*Potentially the first in a series of posts mapping race and sprawl in American cities
A couple of weeks ago, I wrote a piece about Detroit and how I found it to be ironic that the very thing that built the city in the first place – the car – is now slowly choking the life out of the place. Some commenters in that thread argued that racism, not the car, is what is causing the sprawl that prevents Detroit from having any cohesive sense of place (and therefore makes it a less attractive place to live for younger, creative, knowledge-sector workers).
The point of that post was not to argue that “white flight” played no role in the development of Detroit’s sprawl problems. I still think that Detroit’s history as a company town and its love affair with the automobile amplified that and other sprawl-causing factors to create the decentralized urban landscape we see there today. But there is no denying that the city has had a troubled past when it comes to race, and that those problems have contributed to the development of metro Detroit’s car-dependent, low density character.
We can get a good look at what has been happening in Detroit by using adjusted Census data on population density and racial distribution, and then mapping it. This first map shows the change in population density at the Census tract level between 1970 and 2010:
That’s a lot of red there in Wayne County, isn’t it? That’s where the city of Detroit is located. You can see a massive loss in population density for a significant chunk of the city – there are only a handful of green-shaded tracts inside the city limits. There was also quite a bit of concentrated depopulation in northeastern Monroe County, southeastern Oakland County, and southern Macomb County. The one thing these areas all have in common is their proximity to Detroit.
That tells us where people have been moving away from over the last 40 years or so. But it tells us nothing about anything to do with race. So I made a second map, based on 2010 Census data, that charts the concentration of African-Americans throughout the metro area. Deeper blues indicate Census tracts with higher percentages of African-American residents, while the lightest blues are tracts with few, if any, African-Americans:
At first glance, it’s hard to know what to make of this data. Clearly, the areas in these five counties that have been experiencing increasing population densities are in places where few blacks live. But that doesn’t tell us if race is actually causing Detroit’s sprawl problems. Similarly, neither does the fact that such a high percentage of the area’s African-American population lives in the city of Detroit itself.
But certain spots on the map give us a bit more information to work with. See that bit of deep blue that seems to spill into southern Oakland County from Wayne County? That’s Southfield, a city that has seen its black population increase dramatically over the last 25 years or so. If you check the first map of population density change, you’ll see that it’s also an area that has seen densities increase since 1970. So there is a larger population in Southfield, and it’s very strongly black.
Now look just to the east of Southfield, to that patch of pale blue. That’s Oak Park, Ferndale and Royal Oak. Those towns do not have large black populations, and they’ve also clearly lost population density since 1970.
So now we know where people have been moving away from, and where the more heavily African-American neighborhoods were in 2010. The final piece of our data puzzle will be a map based on demographic data from 1970:
Look at how much more concentrated Detroit’s black population was 42 years ago.

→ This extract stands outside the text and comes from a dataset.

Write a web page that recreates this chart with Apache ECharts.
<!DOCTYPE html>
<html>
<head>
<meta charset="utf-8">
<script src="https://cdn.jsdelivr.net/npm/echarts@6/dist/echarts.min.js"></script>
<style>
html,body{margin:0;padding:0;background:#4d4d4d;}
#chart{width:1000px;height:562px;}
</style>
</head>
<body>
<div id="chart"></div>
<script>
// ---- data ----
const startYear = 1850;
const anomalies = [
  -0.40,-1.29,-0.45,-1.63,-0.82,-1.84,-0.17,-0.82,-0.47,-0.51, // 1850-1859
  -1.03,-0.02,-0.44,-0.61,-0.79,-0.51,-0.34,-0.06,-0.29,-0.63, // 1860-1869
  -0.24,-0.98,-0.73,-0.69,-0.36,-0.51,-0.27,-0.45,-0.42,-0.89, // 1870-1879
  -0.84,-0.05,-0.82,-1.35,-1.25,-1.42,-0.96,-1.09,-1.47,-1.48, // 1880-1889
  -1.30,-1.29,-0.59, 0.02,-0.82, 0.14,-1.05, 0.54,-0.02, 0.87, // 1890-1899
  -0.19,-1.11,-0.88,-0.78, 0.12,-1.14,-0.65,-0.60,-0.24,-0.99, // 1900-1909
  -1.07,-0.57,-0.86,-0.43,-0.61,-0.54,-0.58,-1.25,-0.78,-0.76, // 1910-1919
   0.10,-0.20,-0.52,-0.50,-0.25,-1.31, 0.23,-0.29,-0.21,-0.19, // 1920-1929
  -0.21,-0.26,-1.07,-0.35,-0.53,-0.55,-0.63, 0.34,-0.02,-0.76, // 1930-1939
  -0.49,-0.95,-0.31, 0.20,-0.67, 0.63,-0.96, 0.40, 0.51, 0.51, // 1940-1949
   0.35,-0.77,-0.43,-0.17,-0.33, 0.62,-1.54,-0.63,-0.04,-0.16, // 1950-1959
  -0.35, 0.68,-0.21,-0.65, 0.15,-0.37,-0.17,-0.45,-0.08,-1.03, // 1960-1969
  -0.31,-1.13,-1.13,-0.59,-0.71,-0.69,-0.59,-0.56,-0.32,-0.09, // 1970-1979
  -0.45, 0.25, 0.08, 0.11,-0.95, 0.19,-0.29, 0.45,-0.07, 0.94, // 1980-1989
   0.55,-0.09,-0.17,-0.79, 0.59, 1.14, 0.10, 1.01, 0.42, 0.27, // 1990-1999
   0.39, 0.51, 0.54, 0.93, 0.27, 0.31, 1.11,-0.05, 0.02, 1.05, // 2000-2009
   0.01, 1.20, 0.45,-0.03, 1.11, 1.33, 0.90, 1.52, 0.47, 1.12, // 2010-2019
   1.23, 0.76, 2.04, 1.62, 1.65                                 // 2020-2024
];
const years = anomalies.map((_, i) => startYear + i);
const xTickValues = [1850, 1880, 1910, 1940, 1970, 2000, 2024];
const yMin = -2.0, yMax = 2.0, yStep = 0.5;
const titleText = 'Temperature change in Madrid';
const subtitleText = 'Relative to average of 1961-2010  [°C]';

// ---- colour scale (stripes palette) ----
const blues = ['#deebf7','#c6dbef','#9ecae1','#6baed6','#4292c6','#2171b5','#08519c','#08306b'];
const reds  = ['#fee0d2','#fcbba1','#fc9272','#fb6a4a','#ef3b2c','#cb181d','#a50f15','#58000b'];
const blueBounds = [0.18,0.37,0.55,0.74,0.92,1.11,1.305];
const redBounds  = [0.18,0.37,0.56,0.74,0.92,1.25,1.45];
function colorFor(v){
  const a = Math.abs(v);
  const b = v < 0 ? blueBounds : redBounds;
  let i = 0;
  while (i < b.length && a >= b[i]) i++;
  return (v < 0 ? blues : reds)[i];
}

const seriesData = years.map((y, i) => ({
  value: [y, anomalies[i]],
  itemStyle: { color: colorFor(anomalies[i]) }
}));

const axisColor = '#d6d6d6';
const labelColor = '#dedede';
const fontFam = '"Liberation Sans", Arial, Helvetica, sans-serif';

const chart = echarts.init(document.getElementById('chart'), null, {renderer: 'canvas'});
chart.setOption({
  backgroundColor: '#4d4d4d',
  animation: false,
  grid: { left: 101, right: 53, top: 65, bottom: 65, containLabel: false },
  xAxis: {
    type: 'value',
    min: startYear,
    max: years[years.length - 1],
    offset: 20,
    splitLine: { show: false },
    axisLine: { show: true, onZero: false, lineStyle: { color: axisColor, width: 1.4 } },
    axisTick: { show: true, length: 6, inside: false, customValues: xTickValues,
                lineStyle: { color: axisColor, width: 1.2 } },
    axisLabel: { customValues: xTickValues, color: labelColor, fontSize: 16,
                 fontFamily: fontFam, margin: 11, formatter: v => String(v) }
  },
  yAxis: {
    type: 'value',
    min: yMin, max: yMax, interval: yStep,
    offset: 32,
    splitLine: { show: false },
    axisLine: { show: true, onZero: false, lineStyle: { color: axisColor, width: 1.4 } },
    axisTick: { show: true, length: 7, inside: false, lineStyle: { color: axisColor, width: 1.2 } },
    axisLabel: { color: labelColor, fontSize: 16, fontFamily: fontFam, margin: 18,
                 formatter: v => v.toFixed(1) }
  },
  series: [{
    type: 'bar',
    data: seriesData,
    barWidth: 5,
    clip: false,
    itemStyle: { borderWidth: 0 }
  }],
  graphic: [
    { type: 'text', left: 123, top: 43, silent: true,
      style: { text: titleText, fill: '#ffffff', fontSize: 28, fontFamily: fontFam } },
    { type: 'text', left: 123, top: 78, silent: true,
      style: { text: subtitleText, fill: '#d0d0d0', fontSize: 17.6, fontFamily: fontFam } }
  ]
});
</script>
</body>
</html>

Look also at southern Oakland County – in 1970, very few blacks lived in Southfield.
So here are some things we can say after looking at these maps:
For one thing, we know that the city of Detroit has lost a massive number of people since 1970. For another, we know that Detroit has become much more predominantly African-American during that time. It is therefore logical to assume that this increase in the percentage of African-Americans living in Detroit is not a result of more people moving in, but is instead a result of non-blacks moving out – as more and more whites left Detroit, those neighborhoods became more predominantly black, simply because they were the only people left.
We also know that something different was happening up in Southfield. That city actually added population since 1970, as we can see from the green Census tracts in the first map. The second and third maps tell us that Southfield did in fact switch from being a largely white area to a largely black city during that time, suggesting that once African-Americans also started leaving Detroit (for many of the same reasons that white residents left – high crime, urban blight, ineffective city services and little economic opportunity), many of them moved just to the other side of 8 Mile Road.
Now, let’s look at the area just to the east of Southfield – that Ferndale / Oak Park / Royal Oak zone I pointed out earlier. Like Detroit, that part of Oakland County has also lost a lot of people since 1970. But unlike Detroit, that zone was – and is – very strongly white.
What it looks like to me is that the depopulation of that southeastern corner of Oakland County was driven by the growth of the African-American population in Southfield, as well as the loss of the white population in the Census tracts just over the Detroit city line. You also see a similar depopulation process occurring in southern Macomb County, right alongside Detroit’s northern boundary of 8 Mile Road, which I think was driven by the loss of the “buffer” of northeastern Detroit’s white population.
Certainly that’s not the only possible interpretation of the data. This exercise may not conclusively prove anything one way or the other, but it does help clarify the historic relationship between race and sprawl in Detroit.
What do you think? Is sprawl caused primarily by “white flight?”